* BEGIN Record excerpts *
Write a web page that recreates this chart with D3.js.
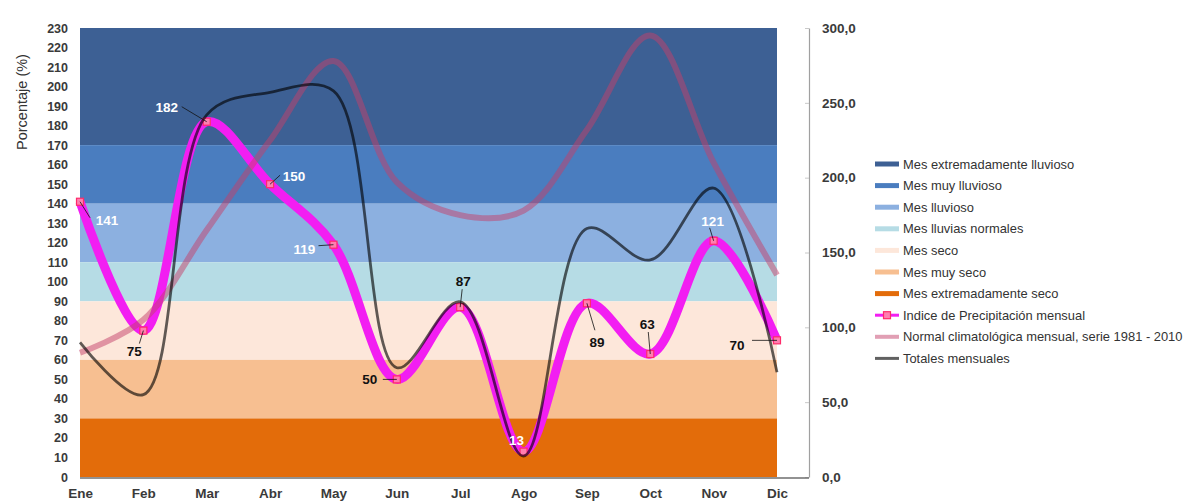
<!DOCTYPE html>
<html>
<head>
<meta charset="utf-8">
<script src="https://cdn.jsdelivr.net/npm/d3@7"></script>
<style>
  html, body { margin: 0; padding: 0; background: #fff; }
  svg { display: block; font-family: "Liberation Sans", Arial, sans-serif; }
</style>
</head>
<body>
<svg id="chart" width="1184" height="503"></svg>
<script>
// ---------- data ----------
const months = ["Ene","Feb","Mar","Abr","May","Jun","Jul","Ago","Sep","Oct","Nov","Dic"];
const indice = [141, 75, 182, 150, 119, 50, 87, 13, 89, 63, 121, 70];          // % (left axis)
const normal = [83, 105, 165, 225, 278, 197, 175, 178, 232, 295, 210, 135];    // mm (right axis)
const totales = [90, 55, 242, 257, 258, 73, 117, 14, 166, 145, 193, 70];       // mm (right axis)

const bandNames = ["Mes extremadamente lluvioso","Mes muy lluvioso","Mes lluvioso","Mes lluvias normales","Mes seco","Mes muy seco","Mes extremadamente seco"];
const bandLow  = [170, 140, 110, 90, 60, 30, 0];
const bandHigh = [230, 170, 140, 110, 90, 60, 30];
const bandColors = ["#3d6094","#4a7dbf","#8cb0e0","#b6dce5","#fde7da","#f7bf91","#e36c0a"];

const leftTicks = d3.range(0, 231, 10);
const rightTicks = [0, 50, 100, 150, 200, 250, 300];
const lineNames = ["Indice de Precipitación mensual","Normal climatológica mensual, serie 1981 - 2010","Totales mensuales"];

// label placement (styling): text offset from the point, leader end, text colour
const labelDX = [27, -9, -40, 24, -29, -27, 3, -7, 10, -3, -1, -40];
const labelDY = [18, 21, -15, -8, 4, 0, -26, -11, 39, -30, -20, 5];
const leadDX  = [10, -4, -25, 10, -15, -14, 2, 0, 8, -2, -4, -25];
const leadDY  = [16, 13, -15, -9, 1, 0, -18, 0, 27, -22, -13, 0];
const labelWhite = [true, false, true, true, true, false, false, true, false, false, true, false];

// ---------- layout ----------
const svg = d3.select("#chart");
const x = d3.scalePoint().domain(months).range([80, 777]);
const yL = d3.scaleLinear().domain([0, 230]).range([477, 28]);
const yR = d3.scaleLinear().domain([0, 300]).range([477, 28]);

// bands
svg.append("g").selectAll("rect").data(bandNames).join("rect")
  .attr("x", 80).attr("width", 777 - 80)
  .attr("y", (d, i) => yL(bandHigh[i]))
  .attr("height", (d, i) => yL(bandLow[i]) - yL(bandHigh[i]))
  .attr("fill", (d, i) => bandColors[i]);

// left axis
const gL = svg.append("g").attr("transform", "translate(80,0)")
  .call(d3.axisLeft(yL).tickValues(leftTicks).tickSize(0).tickPadding(12));
gL.select(".domain").remove();
gL.selectAll("text").attr("font-size", 12.5).attr("font-weight", "bold").attr("fill", "#3a3a3a");

svg.append("text").attr("transform", "translate(27,102) rotate(-90)")
  .attr("text-anchor", "middle").attr("font-size", 14.5).attr("fill", "#333")
  .text("Porcentaje (%)");

// right axis
const gR = svg.append("g").attr("transform", "translate(809,0)")
  .call(d3.axisRight(yR).tickValues(rightTicks).tickSizeInner(-4).tickSizeOuter(0).tickPadding(13)
    .tickFormat(d => d.toFixed(1).replace(".", ",")));
gR.select(".domain").attr("stroke", "#a0a0a0").attr("stroke-width", 1.2);
gR.selectAll(".tick line").attr("stroke", "#c8c8c8");
gR.selectAll("text").attr("font-size", 13.5).attr("font-weight", "bold").attr("fill", "#3a3a3a");

// bottom axis
const gB = svg.append("g").attr("transform", "translate(0,478)")
  .call(d3.axisBottom(x).tickSize(0).tickPadding(10));
gB.select(".domain").attr("stroke", "#6e6e6e").attr("stroke-width", 1.5).attr("d", "M80,0H809");
gB.selectAll("text").attr("font-size", 13.5).attr("font-weight", "bold").attr("fill", "#3a3a3a");

// lines
const curve = d3.curveCatmullRom.alpha(0.5);
const lineL = d3.line().x((d, i) => x(months[i])).y(d => yL(d)).curve(curve);
const lineR = d3.line().x((d, i) => x(months[i])).y(d => yR(d)).curve(curve);

svg.append("path").attr("d", lineL(indice)).attr("fill", "none")
  .attr("stroke", "#f21ef2").attr("stroke-width", 9).attr("stroke-linejoin", "round");
svg.append("g").selectAll("rect").data(indice).join("rect")
  .attr("x", (d, i) => x(months[i]) - 3.5).attr("y", d => yL(d) - 3.5)
  .attr("width", 7).attr("height", 7)
  .attr("fill", "#ff7fb0").attr("stroke", "#ff2a6a").attr("stroke-width", 1.2);

svg.append("path").attr("d", lineR(normal)).attr("fill", "none")
  .attr("stroke", "#c4406a").attr("stroke-opacity", 0.5).attr("stroke-width", 6);
svg.append("path").attr("d", lineR(totales)).attr("fill", "none")
  .attr("stroke", "#000").attr("stroke-opacity", 0.62).attr("stroke-width", 2.8);

// data labels
const gLab = svg.append("g");
indice.forEach((v, i) => {
  const px = x(months[i]), py = yL(v);
  gLab.append("line").attr("x1", px).attr("y1", py)
    .attr("x2", px + leadDX[i]).attr("y2", py + leadDY[i])
    .attr("stroke", "#111").attr("stroke-width", 0.8);
  gLab.append("text").attr("x", px + labelDX[i]).attr("y", py + labelDY[i])
    .attr("dy", "0.36em").attr("text-anchor", "middle")
    .attr("font-size", 13.5).attr("font-weight", "bold")
    .attr("fill", labelWhite[i] ? "#ffffff" : "#111111").text(v);
});

// legend
const legend = svg.append("g").attr("transform", "translate(875,164)");
const rowH = 21.6;
bandNames.forEach((n, i) => {
  const g = legend.append("g").attr("transform", `translate(0,${i * rowH})`);
  g.append("line").attr("x1", 0).attr("x2", 24).attr("stroke", bandColors[i]).attr("stroke-width", 5);
  g.append("text").attr("x", 28).attr("dy", "0.35em").attr("font-size", 12.9).attr("fill", "#333").text(n);
});
lineNames.forEach((n, j) => {
  const i = bandNames.length + j;
  const g = legend.append("g").attr("transform", `translate(0,${i * rowH})`);
  if (j === 0) {
    g.append("line").attr("x1", 0).attr("x2", 24).attr("stroke", "#f21ef2").attr("stroke-width", 3);
    g.append("rect").attr("x", 8.5).attr("y", -3.5).attr("width", 7).attr("height", 7)
      .attr("fill", "#ff7fb0").attr("stroke", "#ff2a6a").attr("stroke-width", 1.2);
  } else if (j === 1) {
    g.append("line").attr("x1", 0).attr("x2", 24).attr("stroke", "#c4406a").attr("stroke-opacity", 0.5).attr("stroke-width", 4);
  } else {
    g.append("line").attr("x1", 0).attr("x2", 24).attr("stroke", "#000").attr("stroke-opacity", 0.62).attr("stroke-width", 3);
  }
  g.append("text").attr("x", 28).attr("dy", "0.35em").attr("font-size", 12.9).attr("fill", "#333").text(n);
});
</script>
</body>
</html>
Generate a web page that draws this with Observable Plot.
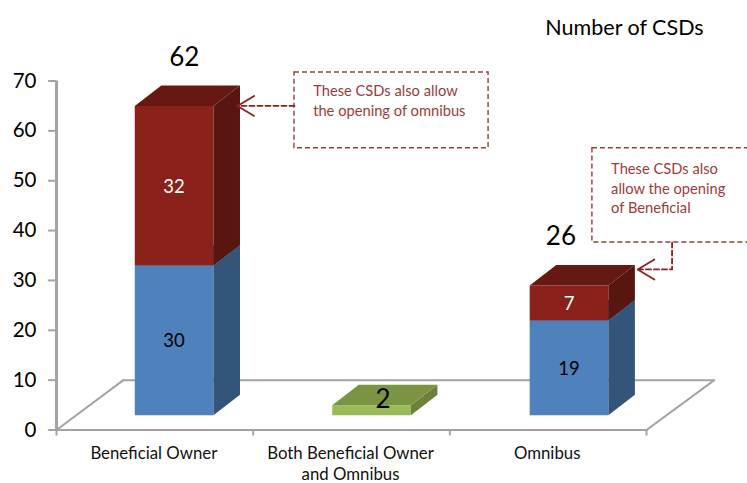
<!DOCTYPE html>
<html>
<head>
<meta charset="utf-8">
<script src="https://cdn.jsdelivr.net/npm/d3@7"></script>
<script src="https://cdn.jsdelivr.net/npm/@observablehq/plot@0.6"></script>
<style>
html,body{margin:0;padding:0;background:#fff;overflow:hidden}
</style>
</head>
<body>
<div id="chart"></div>
<script>
const categories = ["Beneficial Owner", "Both Beneficial Owner\nand Omnibus", "Omnibus"];
const beneficialValues = [30, 0, 19];
const bothValues = [0, 2, 0];
const omnibusValues = [32, 0, 7];
const totals = [62, 2, 26];
const totalLabelX = [0.65, 1.66, 2.565];
const yTicks = [0, 10, 20, 30, 40, 50, 60, 70];
const note1 = ["These CSDs also allow", "the opening of omnibus"];
const note2 = ["These CSDs also", "allow the opening", "of Beneficial"];

const FONT = "Lato, Carlito, Calibri, sans-serif";
const GREY = "#a3a3a3", NOTE = "#9b3c3a", ARROW = "#8a211c";
const palette = {
  blue:  {front: "#4f81bd", side: "#335579", top: "#3f6797"},
  red:   {front: "#8a211b", side: "#591610", top: "#661813"},
  green: {front: "#9bbb59", side: "#6a8239", top: "#7a9442"}
};

// 3-D geometry expressed in scale units
const base = 2.98, left = 0.398, barWidth = 0.4, pitch = 1.004, dx = 0.135, dy = 4.1;
const floorDx = 0.34, floorDy = 10;

const faces = [];
const texts = [];
function poly(id, fill, pts) { pts.forEach(p => faces.push({id, fill, x: p[0], y: p[1]})); }
function segment(i, from, value, c, labelFill) {
  if (!value) return;
  const x0 = i * pitch + left, x1 = x0 + barWidth, y0 = base + from, y1 = y0 + value;
  poly(`f${i}${c}`, palette[c].front, [[x0,y0],[x1,y0],[x1,y1],[x0,y1]]);
  poly(`s${i}${c}`, palette[c].side, [[x1,y0],[x1+dx,y0+dy],[x1+dx,y1+dy],[x1,y1]]);
  poly(`t${i}${c}`, palette[c].top, [[x0,y1],[x1,y1],[x1+dx,y1+dy],[x0+dx,y1+dy]]);
  if (labelFill) texts.push({x: (x0+x1)/2, y: (y0+y1)/2 - 0.2, text: String(value), fill: labelFill});
}
categories.forEach((_, i) => {
  segment(i, 0, beneficialValues[i], "blue", "#000");
  segment(i, beneficialValues[i], omnibusValues[i], "red", "#fff");
  segment(i, 0, bothValues[i], "green", null);
});
const totalLabels = totals.map((t, i) => ({
  x: totalLabelX[i],
  y: t === 2 ? 6.1 : t + base + 9.7,
  text: String(t)
}));

const floor = [[0,0],[floorDx,floorDy],[3+floorDx+0.005,floorDy],[3,0]].map(p => ({x:p[0], y:p[1]}));

const plot = Plot.plot({
  width: 747, height: 483,
  marginTop: 80.5, marginBottom: 53.5, marginLeft: 56, marginRight: 101,
  style: {fontFamily: FONT, background: "#fff", overflow: "hidden"},
  x: {domain: [0, 3], axis: null},
  y: {domain: [0, 70], axis: null},
  marks: [
    // floor of the 3-D plot
    Plot.line([floor[1], floor[0], floor[3], floor[2], floor[1]], {x: "x", y: "y", stroke: GREY, strokeWidth: 2}),
    // value axis
    Plot.ruleX([0], {y1: 0, y2: 70, stroke: GREY, strokeWidth: 3}),
    Plot.ruleY(yTicks, {x1: -0.04, x2: 0, y: d => d, stroke: GREY, strokeWidth: 2}),
    Plot.axisY({ticks: yTicks, tickSize: 0, tickPadding: 20, fontSize: 20.5, label: null, fill: "#000"}),
    // category axis
    Plot.ruleY([0], {stroke: GREY, strokeWidth: 2}),
    Plot.ruleX([0, 1, 2, 3], {y1: -1.2, y2: 0, stroke: GREY, strokeWidth: 2}),
    Plot.axisX({
      ticks: [0.5, 1.5, 2.5], tickSize: 0, tickPadding: 14, fontSize: 16.8, dx: -1,
      lineHeight: 1.25, textOverflow: null, lineAnchor: "top", label: null, fill: "#111",
      tickFormat: d => categories[Math.floor(d)]
    }),
    // bars
    Plot.line(faces, {x: "x", y: "y", z: "id", fill: "fill", stroke: null, curve: "linear-closed"}),
    // value labels
    Plot.text(texts, {x: "x", y: "y", text: "text", fill: "fill", fontSize: 18.5}),
    Plot.text(totalLabels, {x: "x", y: "y", text: "text", fill: "#000", fontSize: 26}),
    // chart title
    Plot.text(["Number of CSDs"], {x: 2.888, y: 80.7, text: d => d, fill: "#000", fontSize: 21.5}),
    // call-out boxes
    Plot.rect([{x1: 1.21, x2: 2.197, y1: 56.5, y2: 71.7}, {x1: 2.725, x2: 3.6, y1: 37.6, y2: 56.5}], {
      x1: "x1", x2: "x2", y1: "y1", y2: "y2", fill: "#fff", stroke: NOTE, strokeWidth: 1.4, strokeDasharray: "5,3"
    }),
    Plot.text(note1, {x: 1.305, y: (d, i) => 67.9 - i * 4, text: d => d, textAnchor: "start", fill: NOTE, fontSize: 14.7}),
    Plot.text(note2, {x: 2.82, y: (d, i) => 52.3 - i * 3.95, text: d => d, textAnchor: "start", fill: NOTE, fontSize: 14.7}),
    // arrows
    Plot.line([[1.21, 65],[0.92, 65]], {x: "0", y: "1", stroke: ARROW, strokeWidth: 1.8, strokeDasharray: "5,3"}),
    Plot.line([[1.005, 67],[0.92, 65],[1.005, 63]], {x: "0", y: "1", stroke: ARROW, strokeWidth: 1.8}),
    Plot.line([[3.13, 37.6],[3.13, 32.2],[2.96, 32.2]], {x: "0", y: "1", stroke: ARROW, strokeWidth: 1.8, strokeDasharray: "5,3"}),
    Plot.line([[3.04, 34.2],[2.955, 32.2],[3.04, 30.2]], {x: "0", y: "1", stroke: ARROW, strokeWidth: 1.8})
  ]
});
document.getElementById("chart").appendChild(plot);
</script>
</body>
</html>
* END Record excerpts *
Repeat exactly and only the lines from the start of the data above through the line that holds "145, 193, 70];", inclusive. Pictures do not belong in the copy.

### Solution below
Write a web page that recreates this chart with D3.js.
<!DOCTYPE html>
<html>
<head>
<meta charset="utf-8">
<script src="https://cdn.jsdelivr.net/npm/d3@7"></script>
<style>
  html, body { margin: 0; padding: 0; background: #fff; }
  svg { display: block; font-family: "Liberation Sans", Arial, sans-serif; }
</style>
</head>
<body>
<svg id="chart" width="1184" height="503"></svg>
<script>
// ---------- data ----------
const months = ["Ene","Feb","Mar","Abr","May","Jun","Jul","Ago","Sep","Oct","Nov","Dic"];
const indice = [141, 75, 182, 150, 119, 50, 87, 13, 89, 63, 121, 70];          // % (left axis)
const normal = [83, 105, 165, 225, 278, 197, 175, 178, 232, 295, 210, 135];    // mm (right axis)
const totales = [90, 55, 242, 257, 258, 73, 117, 14, 166, 145, 193, 70];       // mm (right axis)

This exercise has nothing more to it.